Tra i volutamente sconclusionati esercizi strumentali e vocali di Bugs e Satan’s Bed, due perle che raccontano fino a che punto i Pearl Jam avessero intenzione di spingersi con il produttore Brendan O’Brien e quelli della Epic, c’è tempo anche per tirare su una bella badilata di ricordi d’infanzia, che attraverso Better Man raccontano in modo crudo e veritiero la vicenda paterna di Vedder.

L’ultima traccia, l’inspiegabile Hey Foxymophandlemama, That’s Me, è un viaggio nel tempo in una personalissima chiave di lettura a firma Pearl Jam. Il capitolo conclusivo di questo capolavoro di genialità made in Seattle guarda avanti e dirime la questione riguardante il batterista, dal momento che Dave Abbruzzese – comunque presente nelle registrazioni di “Vitalogy” – è da considerarsi licenziato.
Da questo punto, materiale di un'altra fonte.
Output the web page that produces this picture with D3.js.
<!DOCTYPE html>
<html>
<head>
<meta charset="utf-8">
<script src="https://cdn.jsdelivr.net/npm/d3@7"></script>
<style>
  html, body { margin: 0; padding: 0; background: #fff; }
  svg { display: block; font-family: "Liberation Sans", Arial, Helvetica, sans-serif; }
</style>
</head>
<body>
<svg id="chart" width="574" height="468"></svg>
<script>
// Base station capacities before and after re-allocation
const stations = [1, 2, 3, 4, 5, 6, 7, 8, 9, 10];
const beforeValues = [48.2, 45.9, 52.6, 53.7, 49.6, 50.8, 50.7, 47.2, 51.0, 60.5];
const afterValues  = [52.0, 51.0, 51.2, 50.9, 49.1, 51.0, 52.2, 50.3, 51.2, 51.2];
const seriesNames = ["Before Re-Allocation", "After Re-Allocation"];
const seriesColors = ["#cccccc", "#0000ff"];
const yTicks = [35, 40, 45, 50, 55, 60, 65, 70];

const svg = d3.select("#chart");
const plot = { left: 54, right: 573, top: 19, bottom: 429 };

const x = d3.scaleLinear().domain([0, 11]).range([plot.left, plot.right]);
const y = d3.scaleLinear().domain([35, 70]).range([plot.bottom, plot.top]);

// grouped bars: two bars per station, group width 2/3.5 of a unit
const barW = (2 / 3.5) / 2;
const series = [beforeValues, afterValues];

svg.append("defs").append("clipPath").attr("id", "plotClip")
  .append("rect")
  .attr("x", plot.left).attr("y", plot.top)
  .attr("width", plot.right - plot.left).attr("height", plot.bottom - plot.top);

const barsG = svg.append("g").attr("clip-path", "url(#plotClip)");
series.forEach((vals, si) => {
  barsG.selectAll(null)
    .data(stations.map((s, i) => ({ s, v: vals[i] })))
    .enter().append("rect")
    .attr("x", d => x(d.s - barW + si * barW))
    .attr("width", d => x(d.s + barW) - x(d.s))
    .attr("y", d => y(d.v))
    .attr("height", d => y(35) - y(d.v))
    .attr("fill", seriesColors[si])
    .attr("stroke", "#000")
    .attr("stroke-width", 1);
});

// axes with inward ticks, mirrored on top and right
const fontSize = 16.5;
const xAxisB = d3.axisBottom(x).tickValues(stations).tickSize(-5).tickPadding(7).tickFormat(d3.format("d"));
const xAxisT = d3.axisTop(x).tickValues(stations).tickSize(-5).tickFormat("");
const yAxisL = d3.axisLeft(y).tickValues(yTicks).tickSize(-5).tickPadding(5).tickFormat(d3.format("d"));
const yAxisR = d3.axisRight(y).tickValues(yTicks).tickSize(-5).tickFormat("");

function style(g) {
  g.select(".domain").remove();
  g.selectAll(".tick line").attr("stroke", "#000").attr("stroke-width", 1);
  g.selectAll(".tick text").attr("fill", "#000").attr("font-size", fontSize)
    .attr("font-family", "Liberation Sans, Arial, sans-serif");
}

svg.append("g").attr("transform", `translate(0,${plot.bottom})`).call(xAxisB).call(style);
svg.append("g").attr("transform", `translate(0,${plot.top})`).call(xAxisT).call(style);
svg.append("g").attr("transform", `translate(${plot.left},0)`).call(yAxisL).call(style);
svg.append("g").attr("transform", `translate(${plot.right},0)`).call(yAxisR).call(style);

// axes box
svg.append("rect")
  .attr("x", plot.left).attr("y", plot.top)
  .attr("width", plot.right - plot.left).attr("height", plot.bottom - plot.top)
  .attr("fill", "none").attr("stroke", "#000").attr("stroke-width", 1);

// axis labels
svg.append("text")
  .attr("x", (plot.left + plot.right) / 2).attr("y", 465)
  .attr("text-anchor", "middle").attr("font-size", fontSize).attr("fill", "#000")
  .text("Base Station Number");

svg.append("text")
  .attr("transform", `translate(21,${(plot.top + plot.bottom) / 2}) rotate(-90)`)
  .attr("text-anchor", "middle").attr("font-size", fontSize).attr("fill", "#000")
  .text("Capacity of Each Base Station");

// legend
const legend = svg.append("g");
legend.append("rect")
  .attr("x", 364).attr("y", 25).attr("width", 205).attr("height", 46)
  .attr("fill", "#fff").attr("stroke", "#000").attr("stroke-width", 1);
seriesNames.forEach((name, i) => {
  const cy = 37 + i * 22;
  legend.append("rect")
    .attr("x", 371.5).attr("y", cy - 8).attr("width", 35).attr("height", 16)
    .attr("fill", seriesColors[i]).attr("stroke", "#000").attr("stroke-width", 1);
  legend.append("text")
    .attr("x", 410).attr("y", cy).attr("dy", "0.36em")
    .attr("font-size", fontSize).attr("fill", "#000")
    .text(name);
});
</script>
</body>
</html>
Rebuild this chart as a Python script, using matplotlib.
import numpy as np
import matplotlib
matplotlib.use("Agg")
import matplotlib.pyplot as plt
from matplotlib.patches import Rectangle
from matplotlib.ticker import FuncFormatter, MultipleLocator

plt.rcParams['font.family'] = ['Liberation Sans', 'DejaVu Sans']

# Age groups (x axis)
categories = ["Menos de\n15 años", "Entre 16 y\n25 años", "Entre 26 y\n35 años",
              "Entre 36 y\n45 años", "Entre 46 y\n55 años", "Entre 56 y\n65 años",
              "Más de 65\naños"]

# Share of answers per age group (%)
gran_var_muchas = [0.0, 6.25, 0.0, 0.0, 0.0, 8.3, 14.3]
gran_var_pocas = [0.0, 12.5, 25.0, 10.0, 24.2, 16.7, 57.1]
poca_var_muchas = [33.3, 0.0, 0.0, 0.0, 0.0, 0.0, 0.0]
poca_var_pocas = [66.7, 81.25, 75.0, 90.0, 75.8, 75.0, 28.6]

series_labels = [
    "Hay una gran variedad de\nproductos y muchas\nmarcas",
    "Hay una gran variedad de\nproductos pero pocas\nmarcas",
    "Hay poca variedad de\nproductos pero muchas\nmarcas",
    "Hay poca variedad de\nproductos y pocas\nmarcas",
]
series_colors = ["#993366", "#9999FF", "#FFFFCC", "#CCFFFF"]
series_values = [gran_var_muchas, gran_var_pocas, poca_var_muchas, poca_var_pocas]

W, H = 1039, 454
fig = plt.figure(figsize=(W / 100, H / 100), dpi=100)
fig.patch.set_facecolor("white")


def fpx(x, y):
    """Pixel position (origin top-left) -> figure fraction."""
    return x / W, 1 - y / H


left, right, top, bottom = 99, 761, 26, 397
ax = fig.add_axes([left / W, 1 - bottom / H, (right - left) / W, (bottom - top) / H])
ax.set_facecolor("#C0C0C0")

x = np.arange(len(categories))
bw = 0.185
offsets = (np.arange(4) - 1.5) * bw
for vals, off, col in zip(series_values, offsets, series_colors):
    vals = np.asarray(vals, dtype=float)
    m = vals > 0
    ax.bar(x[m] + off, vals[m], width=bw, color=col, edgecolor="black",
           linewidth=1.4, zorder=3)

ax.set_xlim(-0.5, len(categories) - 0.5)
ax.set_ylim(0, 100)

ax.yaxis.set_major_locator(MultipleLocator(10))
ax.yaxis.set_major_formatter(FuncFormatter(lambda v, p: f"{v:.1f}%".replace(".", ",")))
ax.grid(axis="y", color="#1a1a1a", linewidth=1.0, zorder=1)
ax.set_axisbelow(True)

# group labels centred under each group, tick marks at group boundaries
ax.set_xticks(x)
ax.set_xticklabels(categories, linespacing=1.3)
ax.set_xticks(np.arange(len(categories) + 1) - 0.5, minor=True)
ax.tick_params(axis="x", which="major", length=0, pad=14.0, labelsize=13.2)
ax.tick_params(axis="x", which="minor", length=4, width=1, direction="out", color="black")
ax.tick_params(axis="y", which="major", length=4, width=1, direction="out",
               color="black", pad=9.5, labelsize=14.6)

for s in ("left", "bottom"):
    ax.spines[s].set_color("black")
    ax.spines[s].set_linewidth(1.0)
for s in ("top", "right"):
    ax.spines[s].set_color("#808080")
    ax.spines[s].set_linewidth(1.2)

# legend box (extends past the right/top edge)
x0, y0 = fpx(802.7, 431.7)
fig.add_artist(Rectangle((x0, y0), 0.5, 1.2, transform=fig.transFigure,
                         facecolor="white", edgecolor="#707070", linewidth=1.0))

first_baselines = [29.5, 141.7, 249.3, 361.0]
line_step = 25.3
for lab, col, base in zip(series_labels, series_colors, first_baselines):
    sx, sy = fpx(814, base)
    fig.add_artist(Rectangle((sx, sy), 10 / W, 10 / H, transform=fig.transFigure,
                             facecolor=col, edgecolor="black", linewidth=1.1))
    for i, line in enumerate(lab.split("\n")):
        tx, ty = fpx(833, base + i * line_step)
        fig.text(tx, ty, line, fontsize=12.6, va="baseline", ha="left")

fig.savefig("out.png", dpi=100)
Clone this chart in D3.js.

Per assestare gli ultimi colpi di bacchette sulle pelli viene ingaggiato Jack Irons, che ha appena lasciato i Red Hot Chili Peppers e che resterà con la band fino al 1998. E se qualcuno ancora non crede al destino che incombe sotto il sole della Città di smeraldo, vada su Google a cercare chi, all’inizio del biennio d’oro, consegnò a Eddie Vedder le demo di uno sconosciuto gruppo che cercava un cantante.